De verdediging verzocht zowel voor het ene als het andere onderzoek een viertal telkens dezelfde getuigen te horen.
3.7
Op de zitting van 14 oktober 2010 heeft de rechtbank de verzoeken met betrekking tot de startinformatie en tot het horen van de getuigen die betrekking hebben op de (start)informatie voor het opsporingsonderzoek afgewezen. In dit verband heeft de rechtbank overwogen dat, gelet op de eerdere regiezitting van 23 juli j.l., thans ter beoordeling van de verzochte getuigen het noodzaakscriterium geldt. Op die zitting heeft de rechtbank reeds een oordeel gegeven over hoe er tegen de bedoelde startinformatie wordt aangekeken en de rechtbank handhaaft dit oordeel. De verdediging heeft geen feiten en omstandigheden genoemd die maken dat anders naar dat oordeel moet worden gekeken. Het is dan ook niet noodzakelijk om de genoemde getuigen te horen.
3.8
De kern van het verzoek tot wraking wordt gevormd door de door de verdediging opgeworpen vraag of de startinformatie van het onderzoek tegen verzoeker als verdachte als betrouwbaar kan worden aangemerkt ofwel dat nader onderzoek naar de van de DEA afkomstige (start)informatie geboden is. Hierbij weegt mee dat [naam teamleider], gedurende enige tijd teamleider van het opsporingsonderzoek, op 4 oktober 2010 tegenover de rechter-commissaris onder andere heeft verklaard dat lopende het onderzoek van de DEA vernomen was dat [naam mede-verdachte] zich zou hebben willen terugtrekken danwel zou hebben teruggetrokken uit de ophanden zijnde cocaïnetransporten. De verdediging heeft hierbij het standpunt ingenomen dat hieruit blijkt dat er ontlastende informatie beschikbaar is die nader onderzocht dient te worden door, om te beginnen, enkele getuigen die bij een overleg met de DEA aanwezig zijn geweest, te horen.
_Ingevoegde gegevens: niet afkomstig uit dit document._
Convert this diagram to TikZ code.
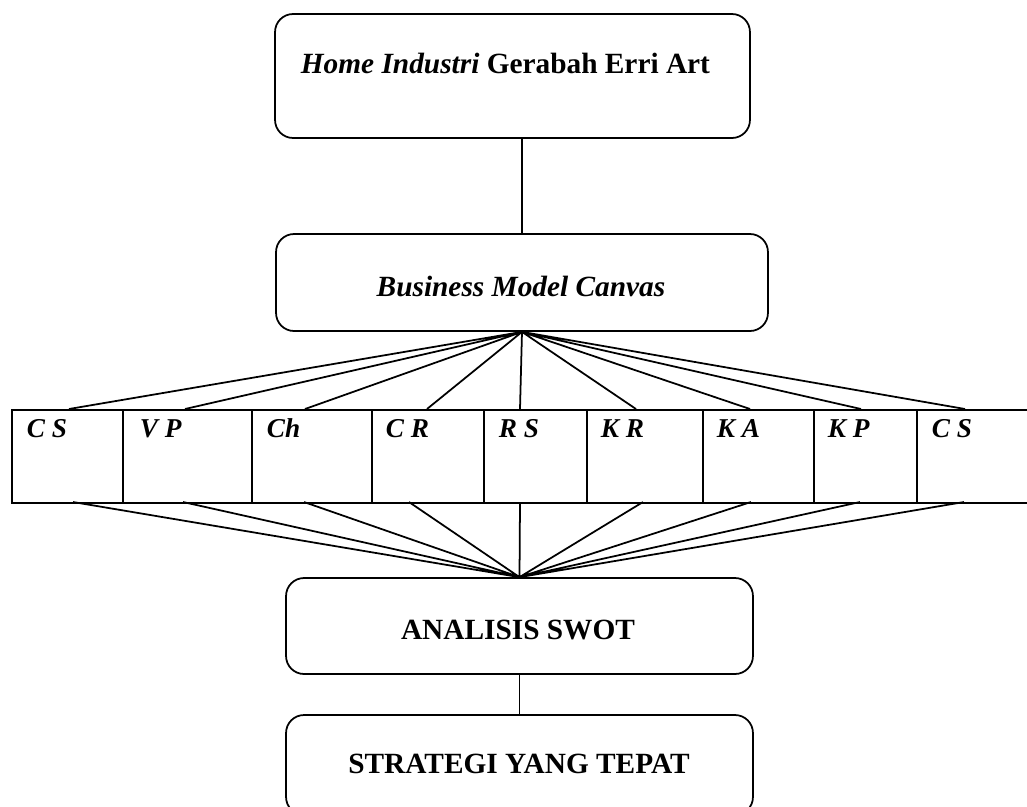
\documentclass[tikz,border=0pt]{standalone}
\usepackage{fontspec}
\setmainfont{Liberation Serif}
\begin{document}
\begin{tikzpicture}[x=0.02cm,y=-0.02cm,line width=1pt,
    box/.style={draw,rounded corners=0.36cm,inner sep=0pt},
    cell/.style={draw,anchor=north west,inner sep=0pt,minimum height=1.86cm},
    lbl/.style={anchor=base,inner sep=0pt,font=\fontsize{16.7}{20}\selectfont\bfseries},
    tag/.style={anchor=base west,inner sep=0pt,font=\fontsize{15.5}{18}\selectfont\bfseries\itshape}]
    \clip (0,0) rectangle (1027,806);

    % main boxes
    \node[box,minimum width=9.5cm,minimum height=2.48cm] (home) at (512.5,76) {};
    \node[box,minimum width=9.84cm,minimum height=1.94cm] (bmc) at (522,282.5) {};
    \node[box,minimum width=9.34cm,minimum height=1.92cm] (swot) at (519.5,626) {};
    \node[box,minimum width=9.34cm,minimum height=2.0cm] (strat) at (519.5,765) {};

    \node[lbl,anchor=base west] (homeT) at (300,73) {\textit{Home Industri} Gerabah Erri Art};
    \node[lbl] (bmcT) at (521,296) {\textit{Business Model Canvas}};
    \node[lbl] (swotT) at (518,639) {ANALISIS SWOT};
    \node[lbl] (stratT) at (519,773) {STRATEGI YANG TEPAT};

    \draw
        (bmc.north |- home.south) -- (bmc.north)
        (swot.south) -- (strat.north);

    % canvas blocks
    \node[cell,minimum width=2.22cm] (c1) at (11,409) {};
    \node[cell,minimum width=2.58cm] (c2) at (122,409) {};
    \node[cell,minimum width=2.40cm] (c3) at (251,409) {};
    \node[cell,minimum width=2.24cm] (c4) at (371,409) {};
    \node[cell,minimum width=2.06cm] (c5) at (483,409) {};
    \node[cell,minimum width=2.32cm] (c6) at (586,409) {};
    \node[cell,minimum width=2.22cm] (c7) at (702,409) {};
    \node[cell,minimum width=2.06cm] (c8) at (813,409) {};
    \node[cell,minimum width=2.60cm] (c9) at (916,409) {};

    \node[tag] (t1) at (26,437) {C S};
    \node[tag] (t2) at (139,437) {V P};
    \node[tag] (t3) at (266,437) {Ch};
    \node[tag] (t4) at (385,437) {C R};
    \node[tag] (t5) at (498,437) {R S};
    \node[tag] (t6) at (600,437) {K R};
    \node[tag] (t7) at (716,437) {K A};
    \node[tag] (t8) at (827,437) {K P};
    \node[tag] (t9) at (931,437) {C S};

    % line ends on the blocks
    \coordinate (u1) at (69,409);  \coordinate (d1) at (73,502);
    \coordinate (u2) at (185,409); \coordinate (d2) at (183,502);
    \coordinate (u3) at (305,409); \coordinate (d3) at (304,502);
    \coordinate (u4) at (427,409); \coordinate (d4) at (409,502);
    \coordinate (u5) at (520,409); \coordinate (d5) at (520,502);
    \coordinate (u6) at (636,409); \coordinate (d6) at (643,502);
    \coordinate (u7) at (750,409); \coordinate (d7) at (751,502);
    \coordinate (u8) at (861,409); \coordinate (d8) at (860,502);
    \coordinate (u9) at (965,409); \coordinate (d9) at (964,502);

    \draw
        (bmc.south) -- (u1) (bmc.south) -- (u2) (bmc.south) -- (u3)
        (bmc.south) -- (u4) (bmc.south) -- (u5) (bmc.south) -- (u6)
        (bmc.south) -- (u7) (bmc.south) -- (u8) (bmc.south) -- (u9);

    \draw
        (swot.north) -- (d1) (swot.north) -- (d2) (swot.north) -- (d3)
        (swot.north) -- (d4) (swot.north) -- (d5) (swot.north) -- (d6)
        (swot.north) -- (d7) (swot.north) -- (d8) (swot.north) -- (d9);
\end{tikzpicture}
\end{document}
Door dit verzoek ongemotiveerd af te wijzen heeft de rechtbank de schijn van vooringenomenheid gewekt.
3.9
Het is aan de rechtbank om op een dergelijk door de verdediging opgeworpen verzoek te beslissen. Voorop staat dat een dergelijke processuele beslissing in beginsel geen grond vormt voor een wraking van de rechters die de beslissing hebben gegeven. Alleen indien die beslissing dermate onbegrijpelijk is dat deze een zwaarwegende aanwijzing oplevert voor het oordeel dat de rechters jegens verzoeker vooringenomenheid koesteren, althans dat de bij verzoeker dienaangaande bestaande vrees voor een dergelijke vooringenomenheid naar objectieve maatstaven gerechtvaardigd is, kan dit tot een ander oordeel leiden. Een dergelijke situatie doet zich hier niet voor.
De rechtbank heeft met haar beslissing, hiervoor onder 3.7 weergegeven, het verzoek tot het horen van de getuigen afgewezen. De rechtbank verstaat deze beslissing aldus dat daarmee een reactie is gegeven op de beide grondslagen van het verzoek tot het horen van de getuigen.
Weliswaar verwees de rechtbank alleen naar de startinformatie, maar voor beide grondslagen gold dat dezelfde getuigen dienden te worden gehoord, en tot het horen van die getuigen bestond naar het oordeel van de rechtbank geen noodzaak.
Het zou helderder zijn geweest wanneer de rechtbank ook met zoveel woorden tot uitdrukking had gebracht dat de beslissing beide grondslagen betrof, doch het ontbreken van een expliciete motivering op dat punt levert niet een zwaarwegende aanwijzing als hiervoor bedoeld op.
3. 10
Op grond van het voorgaande is de wraking ongegrond. Het verzoek moet worden afgewezen.
4. De beslissing
Wijst af het verzoek tot wraking van [namen gewraakte rechters].
Deze beslissing is gegeven op 6 december 2010 door mr. M.F.L.M. van der Grinten, voorzitter, mr. P.H. Veling en mr. P. Vrolijk, rechters.
Deze beslissing is door de oudste rechter uitgesproken ter openbare terechtzitting in tegenwoordigheid van mr. S.A. Commandeur, griffier.
De voorzitter is afwezig, om welke reden de beslissing door de oudste rechter en de griffier is ondertekend.